1 messages · Page 1 of 1 (latest)

finite zinc
#

I am trying to figure out the correct way to setup failover policy for the node management interface.

The problem we are getting is that the new hardware only has one copper interface e0M (while my old hardware had an e0c I could use). So the system complains that I do not have a proper failover config. If I set the failover policy from local-only to sfo-partner-only, it seems to work, but then my systems alert with: Alert ID: SwitchUnreachable_Alert (switch's are not reachable, although I can ping them fine from the interfaces).

I have both a c800 and a FAS8300, neither have enough copper ports for management, and the management network can not exist on the 802.1q trunk for the ifgroup.

What is the proper way to setup the management interfaces for the node? It seems like I am stuck between a rock and a hard place, without a good option here.

#

Oh, I am running 9.14P10.

solar canyon
#

Either simply set the failover-policy to disabled if you're fine with that or make sure you add the management VLAN to one of your data-ports. Then add it to the same failover-group where e0M resides.

#

You can't set it to sfo-partner-only since the node-mgmt LIF can only failover locally.

crimson socket
#

if you set the failover policy to sfo-partner the LIF actually becomes a cluster management LIF, not a node management LIF

#

(see the test_mgmt lif in the screenshot)

finite zinc
#

Thanks, it's not an option to set the VLAN on the data lifs as they are on other sides of firewalls. I will try to set it to disabled, but it seems like a hardware design flaw if the e0M fails, there is no way to get to the node (out of band). At least without burning a 10gig port (but from what I understand there is no compatible 1g copper SFP for those ports).

brazen hawk
#

connect the BMC port on each node, then you have an alternative to the e0M for (low level) node management although one can still easily hop into node shells for each of the nodes from any cluster login. The cluster management lif can easily failover among the e0M ports

#

and there are systems for centralized access to serial port connections as well

south grove
#

The first thing I do on installs for customers is set the failover policies.

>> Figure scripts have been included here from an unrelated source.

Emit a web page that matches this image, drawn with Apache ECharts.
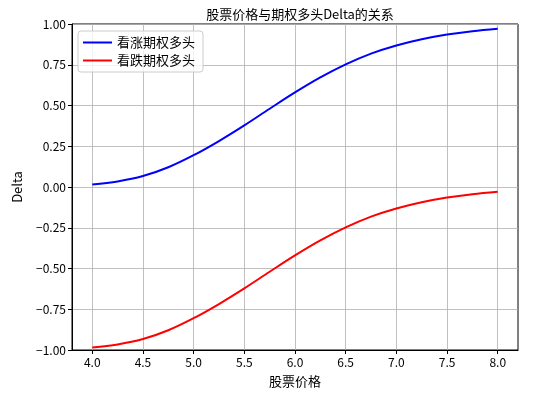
<!DOCTYPE html>
<html>
<head>
<meta charset="utf-8">
<script src="https://cdn.jsdelivr.net/npm/echarts@6/dist/echarts.min.js"></script>
<style>
  html, body { margin: 0; padding: 0; background: #fff; }
  #chart { width: 555px; height: 398px; }
</style>
</head>
<body>
<div id="chart"></div>
<script>
// stock prices sampled along the x axis
const prices = [4.0, 4.25, 4.5, 4.75, 5.0, 5.25, 5.5, 5.75, 6.0, 6.25, 6.5, 6.75, 7.0, 7.25, 7.5, 7.75, 8.0];
// delta
const callDelta = [0.015, 0.034, 0.067, 0.121, 0.195, 0.282, 0.378, 0.48, 0.58, 0.672, 0.752, 0.818, 0.868, 0.906, 0.935, 0.956, 0.971];
const putDelta = [-0.985, -0.966, -0.933, -0.879, -0.805, -0.718, -0.622, -0.52, -0.42, -0.328, -0.248, -0.182, -0.132, -0.094, -0.065, -0.044, -0.029];
const xTicks = [4.0, 4.5, 5.0, 5.5, 6.0, 6.5, 7.0, 7.5, 8.0];

const font = '"Noto Sans CJK SC", "DejaVu Sans", sans-serif';

const chart = echarts.init(document.getElementById('chart'));

const option = {
  animation: false,
  title: {
    text: '股票价格与期权多头Delta的关系',
    left: 295,
    textAlign: 'center',
    top: 3,
    textStyle: { fontFamily: font, fontSize: 13, fontWeight: 'normal', color: '#000' }
  },
  legend: {
    orient: 'vertical',
    left: 78,
    top: 31,
    padding: [5, 8, 5, 5],
    itemGap: 5,
    itemWidth: 29,
    itemHeight: 2,
    icon: 'rect',
    borderColor: '#cccccc',
    borderWidth: 1,
    borderRadius: 3,
    backgroundColor: 'rgba(255,255,255,0.8)',
    textStyle: { fontFamily: font, fontSize: 13, color: '#000' },
    data: ['看涨期权多头', '看跌期权多头']
  },
  grid: {
    left: 72,
    right: 37,
    top: 24,
    bottom: 48,
    show: true,
    borderColor: '#000',
    borderWidth: 1,
    backgroundColor: 'transparent'
  },
  xAxis: {
    type: 'value',
    min: 3.8,
    max: 8.2,
    name: '股票价格',
    nameLocation: 'middle',
    nameGap: 25,
    nameTextStyle: { fontFamily: font, fontSize: 13, color: '#000' },
    axisLine: { show: true, onZero: false, lineStyle: { color: '#000' } },
    axisTick: { show: true, length: 4, customValues: xTicks, lineStyle: { color: '#000' } },
    axisLabel: {
      customValues: xTicks,
      fontFamily: font, fontSize: 12, color: '#000', margin: 6,
      formatter: v => v.toFixed(1)
    },
    splitLine: { show: true, lineStyle: { color: '#b0b0b0', width: 0.8 } }
  },
  yAxis: {
    type: 'value',
    min: -1,
    max: 1,
    interval: 0.25,
    name: 'Delta',
    nameLocation: 'middle',
    nameGap: 48,
    nameTextStyle: { fontFamily: font, fontSize: 13, color: '#000' },
    axisLine: { show: true, onZero: false, lineStyle: { color: '#000' } },
    axisTick: { show: true, length: 4, lineStyle: { color: '#000' } },
    axisLabel: {
      fontFamily: font, fontSize: 12, color: '#000', margin: 6,
      formatter: v => v.toFixed(2).replace('-', '\u2212')
    },
    splitLine: { show: true, lineStyle: { color: '#b0b0b0', width: 0.8 } }
  },
  series: [
    {
      name: '看涨期权多头',
      type: 'line',
      data: prices.map((p, i) => [p, callDelta[i]]),
      smooth: 0.35,
      showSymbol: false,
      color: '#0000ff',
      lineStyle: { width: 2 }
    },
    {
      name: '看跌期权多头',
      type: 'line',
      data: prices.map((p, i) => [p, putDelta[i]]),
      smooth: 0.35,
      showSymbol: false,
      color: '#ff0000',
      lineStyle: { width: 2 }
    }
  ]
};

chart.setOption(option);
window.addEventListener('resize', () => chart.resize());
</script>
</body>
</html>
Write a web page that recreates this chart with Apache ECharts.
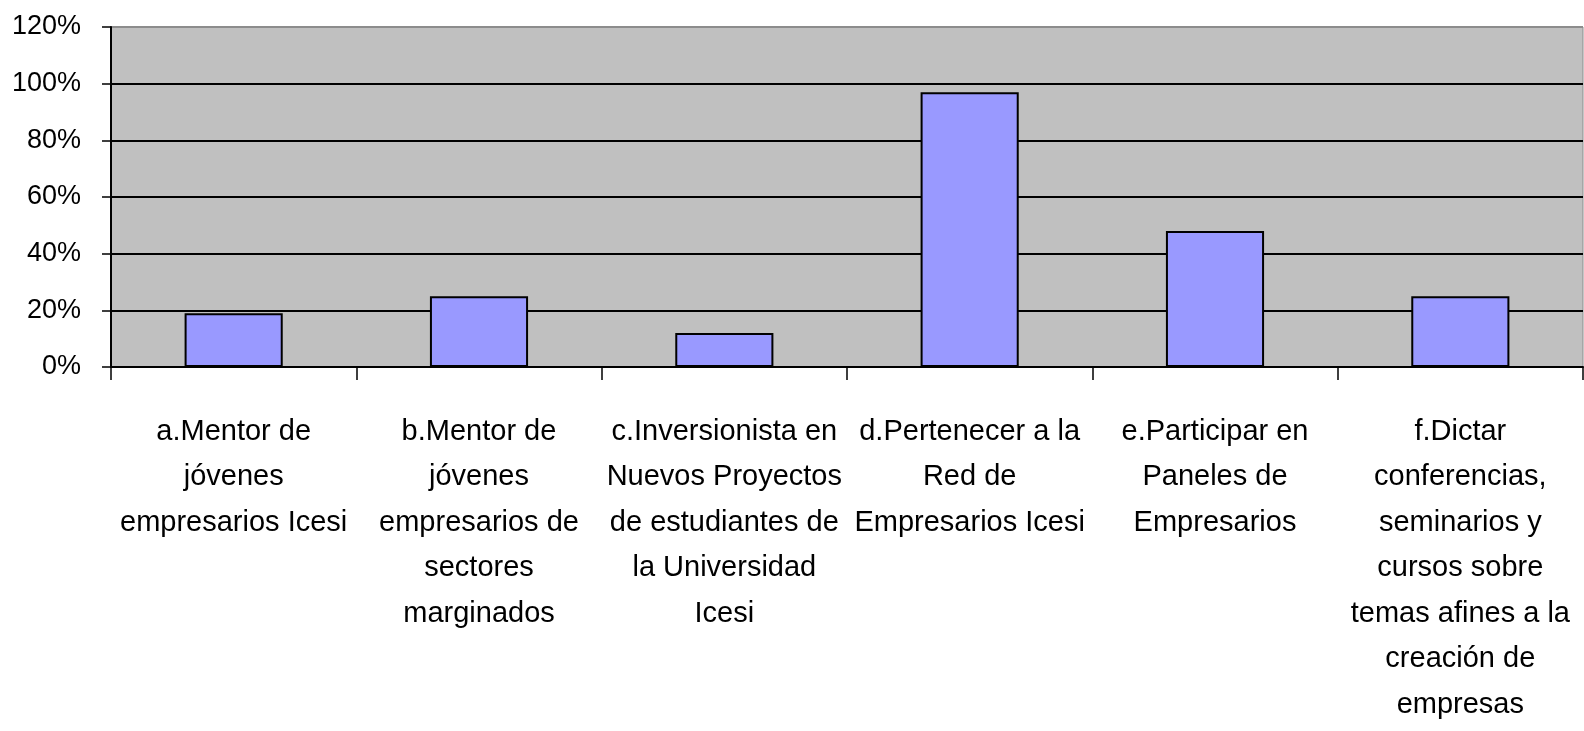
<!DOCTYPE html>
<html>
<head>
<meta charset="utf-8">
<script src="https://cdn.jsdelivr.net/npm/echarts@6/dist/echarts.min.js"></script>
<style>
    html, body { margin: 0; padding: 0; background: #fff; }
    #main { width: 1584px; height: 731px; }
</style>
</head>
<body>
<div id="main"></div>
<script>
// categorias (con saltos de linea como en el original)
var categorias = [
    'a.Mentor de\njóvenes\nempresarios Icesi',
    'b.Mentor de\njóvenes\nempresarios de\nsectores\nmarginados',
    'c.Inversionista en\nNuevos Proyectos\nde estudiantes de\nla Universidad\nIcesi',
    'd.Pertenecer a la\nRed de\nEmpresarios Icesi',
    'e.Participar en\nPaneles de\nEmpresarios',
    'f.Dictar\nconferencias,\nseminarios y\ncursos sobre\ntemas afines a la\ncreación de\nempresas'
];
// porcentajes
var valores = [19, 25, 12, 97, 48, 25];
var ticksY = [0, 20, 40, 60, 80, 100, 120];

var fuente = '"Liberation Sans", Arial, sans-serif';

var dom = document.getElementById('main');
var myChart = echarts.init(dom, null, { renderer: 'canvas' });

var option = {
    animation: false,
    grid: {
        left: 111,
        right: 1,
        top: 27,
        bottom: 364,
        show: true,
        backgroundColor: '#c0c0c0',
        borderColor: '#8c8c8c',
        borderWidth: 1
    },
    xAxis: {
        type: 'category',
        data: categorias,
        axisLine: { lineStyle: { color: '#000', width: 2 } },
        axisTick: { show: true, length: 13, lineStyle: { color: '#000', width: 1.5 } },
        axisLabel: {
            interval: 0,
            margin: 42,
            color: '#000',
            fontFamily: fuente,
            fontSize: 29,
            lineHeight: 45.5,
            align: 'center'
        },
        splitLine: { show: false }
    },
    yAxis: {
        type: 'value',
        min: ticksY[0],
        max: ticksY[ticksY.length - 1],
        interval: 20,
        axisLine: { show: true, lineStyle: { color: '#000', width: 2 } },
        axisTick: { show: true, length: 9, lineStyle: { color: '#000', width: 1.5 } },
        axisLabel: {
            margin: 30,
            color: '#000',
            fontFamily: fuente,
            fontSize: 27,
            formatter: '{value}%'
        },
        splitLine: {
            show: true,
            lineStyle: {
                // la linea de 120% es el borde gris
                color: ['#000', '#000', '#000', '#000', '#000', '#000', '#8c8c8c'],
                width: 2
            }
        }
    },
    series: [{
        type: 'bar',
        data: valores,
        barCategoryGap: '60%',
        itemStyle: {
            color: '#9999ff',
            borderColor: '#000',
            borderWidth: 2
        }
    }]
};

myChart.setOption(option);
</script>
</body>
</html>
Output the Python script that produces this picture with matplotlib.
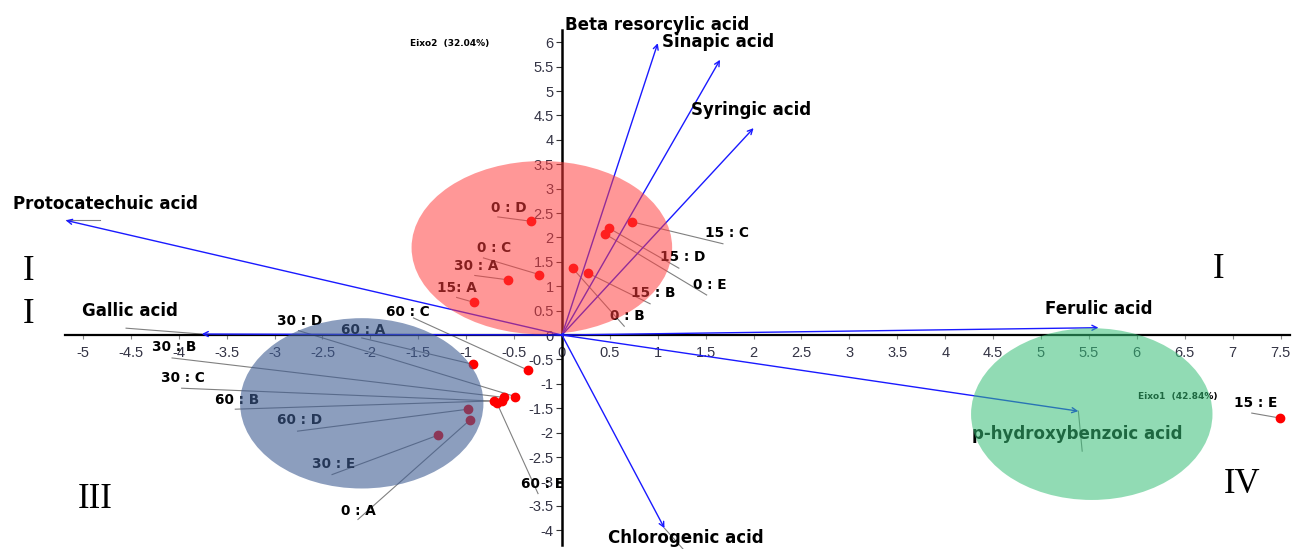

Typically the e0M are in their own broadcast domain.

Node management lifs get their failover-policy set to disabled and while in at it I set the the cluster mgmt to broadcast-domain-wide

In the unlikely event there is a conflict with a vlan, it gets a little more complicated

I make sure the e0M/vlan are in the same broadcast domain.

I then create a cluster failover-group with just the e0M ports and another with just the vlan ports.

I modify the cluster mgmt to use the failover-group for e0M and data uses the vlan failover group

finite zinc
#

I sort of have this. all e0M are in their own BD. I think the cluster mgmt should be in this same BD but have it's fail over policy set to broadcast-domainwide policy. I think I just need to remove the local-only and set it to disabled for the node management interfaces. This should stop the complaints every sunday. IIRC, failover-group is depricated though?

#

my lab is almost done setting up and I can test this there.

south grove
#

I thought that as well but they are not! In fact short of creating ipspaces it’s the only way to realistically stop ONTAP from complaining about port reachability.

#

I just did an install last week where data and management are the same vlan. I put them all in the same bd and then created appropriate failover groups, calling them e0M-fg and vlan-126-fg

south grove
#

Firewall policies are deprecated in favor of network interface service-policy.

brazen hawk
#

I sometimes miss the practical side of documentation where a few such approaches could be explained. It's easier to unwind and change now and much better than before ipspaces were re-introduced in 8.* something, but getting the network setup "correctly" (wrt future flexibility and general security) from the start is a good thing.

crimson socket
#

We almost never use failover groups. If you have multiple ports in the same BD, why restrict LIF failover artificially to a subset of them? Makes no sense, neither for data nor for Mgmt LIFs, it only reduces redundancy. The only use case was in the beginning where you wanted to prevent ONTAP from putting data LIFs on e0M but those times are long gone 🙂